# TASK TO COMPLETE
Reproduce all the lines below exactly and omit the images.

# SUPPLIED MATERIAL
——————————
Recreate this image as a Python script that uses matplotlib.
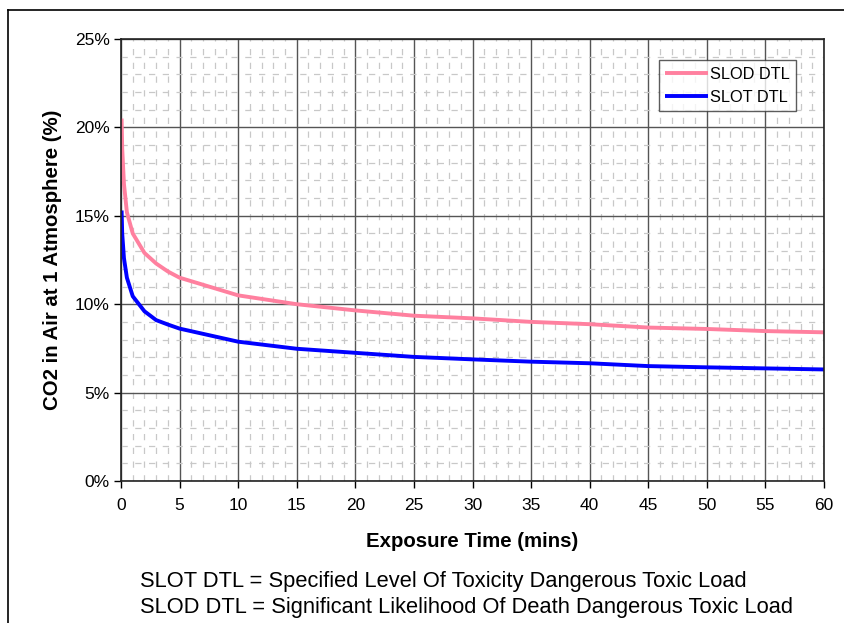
import numpy as np
import matplotlib
matplotlib.use('Agg')
import matplotlib.pyplot as plt
from matplotlib.ticker import MultipleLocator, FuncFormatter
from matplotlib.lines import Line2D

plt.rcParams['font.family'] = ['Liberation Sans', 'DejaVu Sans']

# exposure time (mins) and CO2 concentration (%)
time_mins = [0.05, 0.1, 0.25, 0.5, 1, 2, 3, 4, 5, 10, 15, 20, 25, 30, 35, 40, 45, 50, 55, 60]
slod_dtl = [20.5, 18.8, 16.8, 15.2, 14.0, 12.9, 12.3, 11.85, 11.5, 10.5, 10.0,
            9.65, 9.35, 9.2, 9.0, 8.87, 8.68, 8.6, 8.48, 8.41]
slot_dtl = [15.3, 14.0, 12.6, 11.5, 10.45, 9.6, 9.1, 8.85, 8.62, 7.88, 7.48,
            7.25, 7.02, 6.88, 6.75, 6.66, 6.5, 6.43, 6.37, 6.31]

notes = ['SLOT DTL = Specified Level Of Toxicity Dangerous Toxic Load',
         'SLOD DTL = Significant Likelihood Of Death Dangerous Toxic Load']

fig = plt.figure(figsize=(8.44, 6.23), dpi=100)
ax = fig.add_axes([0.1434, 0.2279, 0.8329, 0.7095])

ax.plot(time_mins, slod_dtl, color='#FF809F', lw=2.8, label='SLOD DTL', solid_capstyle='butt')
ax.plot(time_mins, slot_dtl, color='#0000FF', lw=2.8, label='SLOT DTL', solid_capstyle='butt')

ax.set_xlim(0, 60)
ax.set_ylim(0, 25)
ax.xaxis.set_major_locator(MultipleLocator(5))
ax.xaxis.set_minor_locator(MultipleLocator(1))
ax.yaxis.set_major_locator(MultipleLocator(5))
ax.yaxis.set_minor_locator(MultipleLocator(1))
ax.yaxis.set_major_formatter(FuncFormatter(lambda v, p: '%d%%' % v))

ax.grid(which='minor', color='#c8c8c8', lw=0.9, linestyle=(0, (5, 6)))
ax.grid(which='major', color='#555555', lw=1.0)
ax.set_axisbelow(True)

ax.tick_params(which='major', direction='out', length=5, width=1, labelsize=12.5)
ax.tick_params(which='minor', length=0)
ax.tick_params(axis='x', pad=7)
ax.tick_params(axis='y', pad=3)
for s in ax.spines.values():
    s.set_color('#222222')
    s.set_linewidth(1.2)

ax.set_xlabel('Exposure Time (mins)', fontsize=14.7, fontweight='bold')
ax.set_ylabel('CO2 in Air at 1 Atmosphere (%)', fontsize=14.7, fontweight='bold')
ax.xaxis.set_label_coords(0.5, -0.115)
ax.yaxis.set_label_coords(-0.084, 0.5)

leg = ax.legend(loc='upper right', bbox_to_anchor=(0.960, 0.9525), fontsize=11.8,
                frameon=True, fancybox=False, handlelength=2.6, handletextpad=0.1,
                borderpad=0.4, labelspacing=0.5, borderaxespad=0)
leg.get_frame().set_edgecolor('#333333')
leg.get_frame().set_linewidth(1.0)

fig.text(140 / 844, 1 - 582 / 623, notes[0], fontsize=15.75, va='center', ha='left')
fig.text(140 / 844, 1 - 607 / 623, notes[1], fontsize=15.75, va='center', ha='left')

# page frame lines (top and left)
fig.add_artist(Line2D([8 / 844, 1], [1 - 10 / 623, 1 - 10 / 623], color='black', lw=1.2, transform=fig.transFigure))
fig.add_artist(Line2D([8 / 844, 8 / 844], [0, 1 - 10 / 623], color='black', lw=1.2, transform=fig.transFigure))

fig.savefig('out.png', dpi=100)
——————————
# ANSWER TO THE EXERCISE
Recreate this image as a Python script that uses matplotlib.
import numpy as np
import matplotlib
matplotlib.use('Agg')
import matplotlib.pyplot as plt
from matplotlib.ticker import MultipleLocator, FuncFormatter
from matplotlib.lines import Line2D

plt.rcParams['font.family'] = ['Liberation Sans', 'DejaVu Sans']

# exposure time (mins) and CO2 concentration (%)
time_mins = [0.05, 0.1, 0.25, 0.5, 1, 2, 3, 4, 5, 10, 15, 20, 25, 30, 35, 40, 45, 50, 55, 60]
slod_dtl = [20.5, 18.8, 16.8, 15.2, 14.0, 12.9, 12.3, 11.85, 11.5, 10.5, 10.0,
            9.65, 9.35, 9.2, 9.0, 8.87, 8.68, 8.6, 8.48, 8.41]
slot_dtl = [15.3, 14.0, 12.6, 11.5, 10.45, 9.6, 9.1, 8.85, 8.62, 7.88, 7.48,
            7.25, 7.02, 6.88, 6.75, 6.66, 6.5, 6.43, 6.37, 6.31]

notes = ['SLOT DTL = Specified Level Of Toxicity Dangerous Toxic Load',
         'SLOD DTL = Significant Likelihood Of Death Dangerous Toxic Load']

fig = plt.figure(figsize=(8.44, 6.23), dpi=100)
ax = fig.add_axes([0.1434, 0.2279, 0.8329, 0.7095])

ax.plot(time_mins, slod_dtl, color='#FF809F', lw=2.8, label='SLOD DTL', solid_capstyle='butt')
ax.plot(time_mins, slot_dtl, color='#0000FF', lw=2.8, label='SLOT DTL', solid_capstyle='butt')

ax.set_xlim(0, 60)
ax.set_ylim(0, 25)
ax.xaxis.set_major_locator(MultipleLocator(5))
ax.xaxis.set_minor_locator(MultipleLocator(1))
ax.yaxis.set_major_locator(MultipleLocator(5))
ax.yaxis.set_minor_locator(MultipleLocator(1))
ax.yaxis.set_major_formatter(FuncFormatter(lambda v, p: '%d%%' % v))

ax.grid(which='minor', color='#c8c8c8', lw=0.9, linestyle=(0, (5, 6)))
ax.grid(which='major', color='#555555', lw=1.0)
ax.set_axisbelow(True)

ax.tick_params(which='major', direction='out', length=5, width=1, labelsize=12.5)
ax.tick_params(which='minor', length=0)
ax.tick_params(axis='x', pad=7)
ax.tick_params(axis='y', pad=3)
for s in ax.spines.values():
    s.set_color('#222222')
    s.set_linewidth(1.2)

ax.set_xlabel('Exposure Time (mins)', fontsize=14.7, fontweight='bold')
ax.set_ylabel('CO2 in Air at 1 Atmosphere (%)', fontsize=14.7, fontweight='bold')
ax.xaxis.set_label_coords(0.5, -0.115)
ax.yaxis.set_label_coords(-0.084, 0.5)

leg = ax.legend(loc='upper right', bbox_to_anchor=(0.960, 0.9525), fontsize=11.8,
                frameon=True, fancybox=False, handlelength=2.6, handletextpad=0.1,
                borderpad=0.4, labelspacing=0.5, borderaxespad=0)
leg.get_frame().set_edgecolor('#333333')
leg.get_frame().set_linewidth(1.0)

fig.text(140 / 844, 1 - 582 / 623, notes[0], fontsize=15.75, va='center', ha='left')
fig.text(140 / 844, 1 - 607 / 623, notes[1], fontsize=15.75, va='center', ha='left')

# page frame lines (top and left)
fig.add_artist(Line2D([8 / 844, 1], [1 - 10 / 623, 1 - 10 / 623], color='black', lw=1.2, transform=fig.transFigure))
fig.add_artist(Line2D([8 / 844, 8 / 844], [0, 1 - 10 / 623], color='black', lw=1.2, transform=fig.transFigure))

fig.savefig('out.png', dpi=100)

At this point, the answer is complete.